The beautiful were out in the cold.
Rooftop bar along Michigan Avenue. Friends from out of town justified the expense of small-plate food that was actually filling and craft cocktails that needed a bank loan to pay off. Reservations at 9, seat by a window looking out over parks and museums and a lapping lake that extends so far it weaves into the starless night sky.
Or would have, if we could see a damn thing.
The meteorological terms are boring: high in the low 40s, 9 to 28 mph winds, up to 97 percent relative humidity but I’d be lying if I said I ever understood what “relative humidity” actually means or does. The reality was a cold, lashing night with a fierce hawk off the lake and rain that ranged from wind-whipped smatters to wind-whipped volleys.
But the friends come rarely. The reservations were made. The bar night at a place sold on view was never not going to happen. And we even got a couch by the balcony.
The balcony would be lovely in warmer days. A few fire pits to cut light chills, a few external bars that were lashed down with tarp and bungee on Saturday night, until a slap of wind flung the bungees and crumpled the tarp. It would be a place to stand in black tie and tux with a flute of champagne on a summer night to watch the scampering Grant Parkers below and say, “Yes, yes. Pleasing.”
Instead with wind and whip, smatter and volley, it was a ram of cold that battered our couch whenever someone decided to go outside.
And the beautiful were going outside.
At first, annoyance. We sat by a door and got a blast of wind every time someone decided to stand outside to confirm, yep, it’s wet, then blast the door back open to scurry back to their table.
As the night moved on and the conversation laughed and lingered, I kept watching the outdoor venturers. There were the typical self-lionizers: a clearly drunk young gorgeous man with a future wealthier than some nations made repeated trips for the purpose of luring his young lovely out for privacy, looking badass and maybe first base; a few older couples who went and stood for a moment to shiver and say, well, that was fun. And there were the partiers, or those clearly running out for two seconds of Instagram-fodder.
I started to like the beautiful in the wind.

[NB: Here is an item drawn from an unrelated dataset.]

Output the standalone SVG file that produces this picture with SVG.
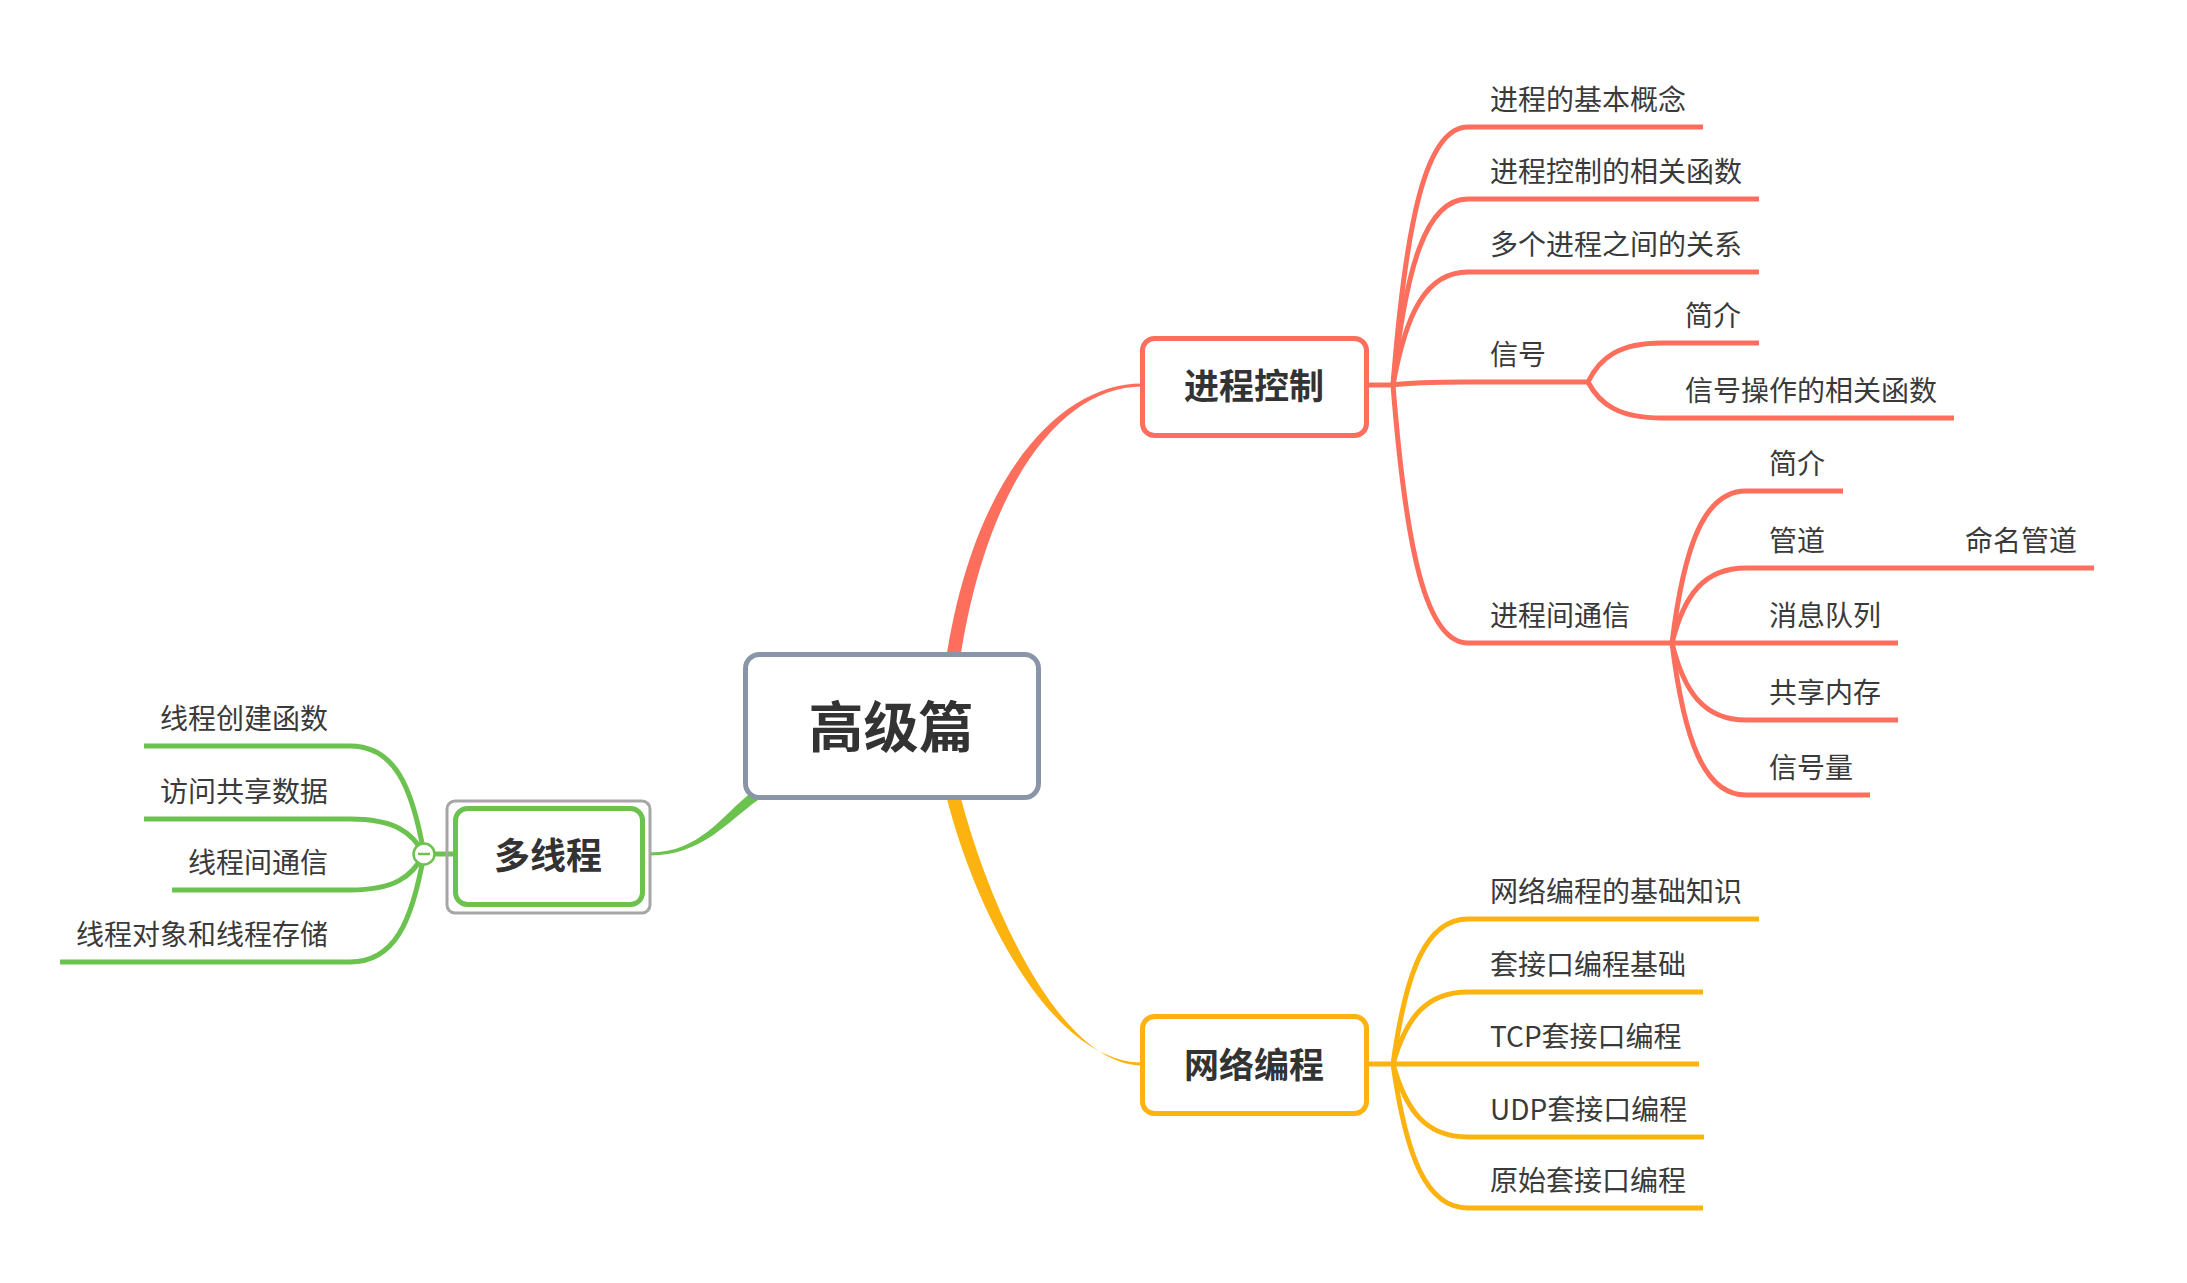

Those older couples smiled sheepishly as they blasted us on reentry. A poor busboy made a few failed runs to re-tarp the bar. A 20-something woman in a microscopic red dress ran out with her friends, laughing all the way. She posed for shot after shot as the hawk curled what little dress there was around her thighs. Their girls night outs had been planned longer than the weather, so why shouldn’t they have their fun?
Finally, two of my party looked at each other. He had a grin. She had a phone. They ran out to the balcony to get posed shots of smiling, rain and a wind that for some reason kept lifting up the guy’s shirt into a stylish gay crop top. They ran back in cold, ridiculous and wet.
“I said I wasn’t going to go out there, but I always was,” he later confessed.
The beautiful in the wind were frivolous, stupid and pointless. And on a lashing night where sprinkles become a cannonade at 97 percent relative humidity, I wished I had run out to join them.